AIM OF THE TASK
Write out the data again exactly, skipping every picture.

**********

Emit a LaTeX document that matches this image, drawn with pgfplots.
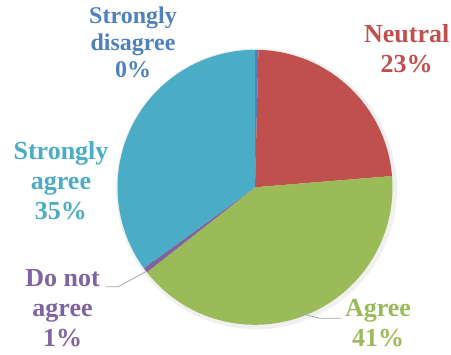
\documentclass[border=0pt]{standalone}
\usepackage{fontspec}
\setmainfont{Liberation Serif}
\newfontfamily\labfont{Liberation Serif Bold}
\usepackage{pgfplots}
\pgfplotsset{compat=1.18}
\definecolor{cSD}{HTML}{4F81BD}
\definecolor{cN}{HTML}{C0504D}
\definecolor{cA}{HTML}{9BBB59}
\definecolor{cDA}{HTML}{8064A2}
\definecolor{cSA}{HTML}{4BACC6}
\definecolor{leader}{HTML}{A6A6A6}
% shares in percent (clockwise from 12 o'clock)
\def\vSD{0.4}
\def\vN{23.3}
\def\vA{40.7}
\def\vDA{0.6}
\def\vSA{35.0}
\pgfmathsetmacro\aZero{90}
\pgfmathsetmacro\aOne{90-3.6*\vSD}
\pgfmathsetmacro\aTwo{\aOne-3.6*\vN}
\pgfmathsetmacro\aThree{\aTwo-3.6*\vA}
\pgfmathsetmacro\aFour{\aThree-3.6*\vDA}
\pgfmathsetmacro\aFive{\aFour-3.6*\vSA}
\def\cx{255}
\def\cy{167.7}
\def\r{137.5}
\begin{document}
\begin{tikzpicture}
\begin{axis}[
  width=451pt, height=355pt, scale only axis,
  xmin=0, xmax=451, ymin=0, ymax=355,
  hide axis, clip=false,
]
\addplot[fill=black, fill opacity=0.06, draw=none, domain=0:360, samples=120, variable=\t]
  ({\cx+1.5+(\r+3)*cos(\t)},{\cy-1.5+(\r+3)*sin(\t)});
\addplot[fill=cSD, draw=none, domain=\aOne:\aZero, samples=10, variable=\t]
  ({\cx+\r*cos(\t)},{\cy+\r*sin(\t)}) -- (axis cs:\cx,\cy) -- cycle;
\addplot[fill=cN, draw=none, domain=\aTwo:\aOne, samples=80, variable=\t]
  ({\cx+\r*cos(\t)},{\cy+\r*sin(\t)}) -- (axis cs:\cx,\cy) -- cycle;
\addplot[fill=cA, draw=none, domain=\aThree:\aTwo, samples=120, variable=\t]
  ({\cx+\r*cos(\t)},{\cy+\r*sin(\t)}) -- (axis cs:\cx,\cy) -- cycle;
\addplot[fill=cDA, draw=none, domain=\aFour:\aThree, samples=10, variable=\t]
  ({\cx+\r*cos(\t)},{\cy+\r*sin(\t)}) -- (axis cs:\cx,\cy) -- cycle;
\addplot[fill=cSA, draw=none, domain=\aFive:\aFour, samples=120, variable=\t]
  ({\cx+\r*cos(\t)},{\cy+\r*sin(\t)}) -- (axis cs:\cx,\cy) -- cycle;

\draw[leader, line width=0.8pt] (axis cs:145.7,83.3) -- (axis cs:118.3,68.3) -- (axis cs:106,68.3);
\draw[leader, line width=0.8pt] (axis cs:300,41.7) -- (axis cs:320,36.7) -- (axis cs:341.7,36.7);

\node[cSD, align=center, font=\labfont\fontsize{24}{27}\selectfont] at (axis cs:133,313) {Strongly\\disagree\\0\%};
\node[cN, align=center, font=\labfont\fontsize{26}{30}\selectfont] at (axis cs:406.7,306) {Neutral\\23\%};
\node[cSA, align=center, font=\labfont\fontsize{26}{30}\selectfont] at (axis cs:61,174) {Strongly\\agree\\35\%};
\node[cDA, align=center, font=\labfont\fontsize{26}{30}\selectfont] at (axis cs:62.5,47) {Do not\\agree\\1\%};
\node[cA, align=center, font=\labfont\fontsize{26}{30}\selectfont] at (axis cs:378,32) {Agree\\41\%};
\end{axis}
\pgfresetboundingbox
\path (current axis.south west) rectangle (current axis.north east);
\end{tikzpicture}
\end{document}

**********

SOLUTION FOR THIS TASK
Emit a LaTeX document that matches this image, drawn with pgfplots.
\documentclass[border=0pt]{standalone}
\usepackage{fontspec}
\setmainfont{Liberation Serif}
\newfontfamily\labfont{Liberation Serif Bold}
\usepackage{pgfplots}
\pgfplotsset{compat=1.18}
\definecolor{cSD}{HTML}{4F81BD}
\definecolor{cN}{HTML}{C0504D}
\definecolor{cA}{HTML}{9BBB59}
\definecolor{cDA}{HTML}{8064A2}
\definecolor{cSA}{HTML}{4BACC6}
\definecolor{leader}{HTML}{A6A6A6}
% shares in percent (clockwise from 12 o'clock)
\def\vSD{0.4}
\def\vN{23.3}
\def\vA{40.7}
\def\vDA{0.6}
\def\vSA{35.0}
\pgfmathsetmacro\aZero{90}
\pgfmathsetmacro\aOne{90-3.6*\vSD}
\pgfmathsetmacro\aTwo{\aOne-3.6*\vN}
\pgfmathsetmacro\aThree{\aTwo-3.6*\vA}
\pgfmathsetmacro\aFour{\aThree-3.6*\vDA}
\pgfmathsetmacro\aFive{\aFour-3.6*\vSA}
\def\cx{255}
\def\cy{167.7}
\def\r{137.5}
\begin{document}
\begin{tikzpicture}
\begin{axis}[
  width=451pt, height=355pt, scale only axis,
  xmin=0, xmax=451, ymin=0, ymax=355,
  hide axis, clip=false,
]
\addplot[fill=black, fill opacity=0.06, draw=none, domain=0:360, samples=120, variable=\t]
  ({\cx+1.5+(\r+3)*cos(\t)},{\cy-1.5+(\r+3)*sin(\t)});
\addplot[fill=cSD, draw=none, domain=\aOne:\aZero, samples=10, variable=\t]
  ({\cx+\r*cos(\t)},{\cy+\r*sin(\t)}) -- (axis cs:\cx,\cy) -- cycle;
\addplot[fill=cN, draw=none, domain=\aTwo:\aOne, samples=80, variable=\t]
  ({\cx+\r*cos(\t)},{\cy+\r*sin(\t)}) -- (axis cs:\cx,\cy) -- cycle;
\addplot[fill=cA, draw=none, domain=\aThree:\aTwo, samples=120, variable=\t]
  ({\cx+\r*cos(\t)},{\cy+\r*sin(\t)}) -- (axis cs:\cx,\cy) -- cycle;
\addplot[fill=cDA, draw=none, domain=\aFour:\aThree, samples=10, variable=\t]
  ({\cx+\r*cos(\t)},{\cy+\r*sin(\t)}) -- (axis cs:\cx,\cy) -- cycle;
\addplot[fill=cSA, draw=none, domain=\aFive:\aFour, samples=120, variable=\t]
  ({\cx+\r*cos(\t)},{\cy+\r*sin(\t)}) -- (axis cs:\cx,\cy) -- cycle;

\draw[leader, line width=0.8pt] (axis cs:145.7,83.3) -- (axis cs:118.3,68.3) -- (axis cs:106,68.3);
\draw[leader, line width=0.8pt] (axis cs:300,41.7) -- (axis cs:320,36.7) -- (axis cs:341.7,36.7);

\node[cSD, align=center, font=\labfont\fontsize{24}{27}\selectfont] at (axis cs:133,313) {Strongly\\disagree\\0\%};
\node[cN, align=center, font=\labfont\fontsize{26}{30}\selectfont] at (axis cs:406.7,306) {Neutral\\23\%};
\node[cSA, align=center, font=\labfont\fontsize{26}{30}\selectfont] at (axis cs:61,174) {Strongly\\agree\\35\%};
\node[cDA, align=center, font=\labfont\fontsize{26}{30}\selectfont] at (axis cs:62.5,47) {Do not\\agree\\1\%};
\node[cA, align=center, font=\labfont\fontsize{26}{30}\selectfont] at (axis cs:378,32) {Agree\\41\%};
\end{axis}
\pgfresetboundingbox
\path (current axis.south west) rectangle (current axis.north east);
\end{tikzpicture}
\end{document}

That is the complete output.